Winning Time debuted in early March with a disclaimer splashed across the screen: The HBO series is “a dramatization of certain facts and events.” It was supposed to provide a bit of cover.
Seven weeks later, former Los Angeles Lakers coach and general manager Jerry West, depicted in the series by actor Jason Clarke, fired off a legal letter to Warner Bros. Discovery, HBO and series producer Adam McKay demanding a retraction, an apology and unspecified damages for the “false and defamatory portrayal.” West argued, via his attorney, that those who’ve watched his portrayal in Winning Time, which was adapted from a best-selling book by Jeff Pearlman that chronicles the rise of the 1980s Lakers dynasty, now believe him to be an “out-of-control, intoxicated rage-aholic.”
HBO has stayed mum until now. In a statement provided exclusively to The Hollywood Reporter, the network had this to say: “HBO has a long history of producing compelling content drawn from actual facts and events that are fictionalized in part for dramatic purposes. Winning Time is not a documentary and has not been presented as such. However, the series and its depictions are based on extensive factual research and reliable sourcing, and HBO stands resolutely behind our talented creators and cast who have brought a dramatization of this epic chapter in basketball history to the screen.”
The series, created by Max Borenstein and Jim Hecht, has been embroiled in offscreen drama for years, dating back to the recasting of then-owner Jerry Buss and the subsequent demise of one of Hollywood’s most fruitful friendships. And long before West’s attorney hit send on his laundry list of complaints, Magic Johnson (played by Quincy Isaiah) and Kareem Abdul-Jabbar (Solomon Hughes), the two Showtime-era players at Winning Time’s center, were busy blasting the show. In fact, Abdul-Jabbar recently devoted an entire blog post to the topic. The Lakers and the league are said to detest the series’ existence, too, with NBA lawyers already reaching out to HBO about the use of trademarks and logos well ahead of the show’s premiere.
Still, it’s the depiction of West that seems to be proving most controversial in the nearly two months since Winning Time debuted. West’s own letter joins a collection of opinion pieces, published in outlets including THR, that are critical of his portrayal. Among them: “HBO’s Winning Time gets some things about Showtime era right — but not Jerry West,” by longtime Los Angeles Times sportswriter Bill Plaschke. Like others, Plaschke took issue with a few memorable scenes, including one from the show’s pilot where West is seen screaming profanities and breaking a golf club over his knee during a game of golf with Jerry Buss (played by John C. Reilly) and others. The trouble with it, Plaschke argued: “He would never break clubs in a temper tantrum on a golf course — in public he was always, well, Mr. Clutch.”
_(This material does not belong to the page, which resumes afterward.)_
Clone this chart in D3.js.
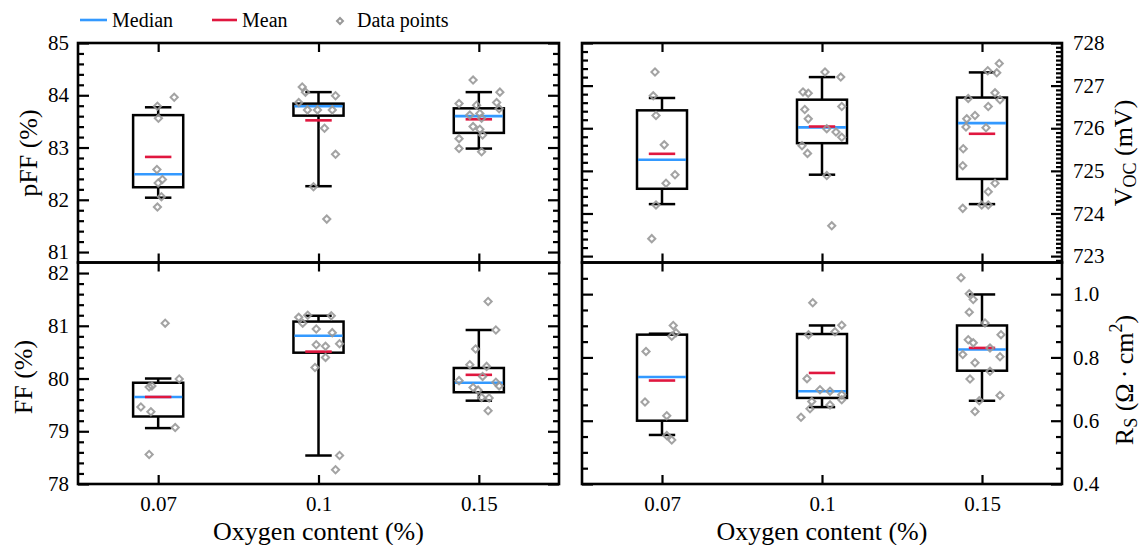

On his Substack, Abdul-Jabbar came to West’s defense as well. “It’s a shame the way they treat Jerry West, who has openly discussed his struggle with mental health, especially depression,” he wrote. “Instead of exploring his issues with compassion as a way to better understand the man, they turn him into a Wile E. Coyote cartoon to be laughed at. He never broke golf clubs, he didn’t throw his trophy through the window. Sure, those actions make dramatic moments, but they reek of facile exploitation of the man rather than exploration of character.”
To be sure, this isn’t exactly new ground for HBO or McKay. In an interview for THR’s Winning Time cover story earlier this year, HBO programming president Casey Bloys noted how much experience his team had with projects that drew on real-world people and events, rattling off examples like Game Change, Recount, Chernobyl and Paterno. And McKay, who’s no stranger to navigating controversial terrain either, having made projects like Vice and Q: Into the Storm (also with HBO), was similarly unfazed: “We know the drill at this point,” he said at the time. “You get the fact-checkers, you check with the lawyers, and there are very clear parameters: You’re never going to create character-defining moments; it’s always going to be within the realm of the true story.”
In recent months, McKay and the writers have used their many opportunities with the press to discuss their extensive research process, regularly referencing Pearlman’s book, along with the many biographies and autobiographies at their disposal. Among them was surely West’s, titled West by West: My Charmed, Tormented Life, in which he details his upbringing and his long battle with depression. Clarke has said he has portions of the book underlined. And on page 68, for instance, West writes: “I have broken a lot of clubs in my life. On purpose. There was a place not far from Bel-Air Country Club that repaired them, and I would often put a broken club (or two) in front of their door early in the morning, well before they opened, with no note. No note was necessary, because they knew the clubs were mine. I have even thrown some over the fence of Bel-Air. If you don’t believe me, ask Pat Riley. He witnessed it.”
Now, whether or not West will be successful if he chooses to sue for defamation is a hotly debated topic that’s already spawned several think pieces; meanwhile, the show’s audience is continuing to grow. In fact, Winning Time viewership is up 45 percent from the March 6 premiere; and that first episode, which included the infamous West scene on the golf course, has now reached 7.2 million viewers. With two episodes left in season one, the writing staff is already hard at work on season two.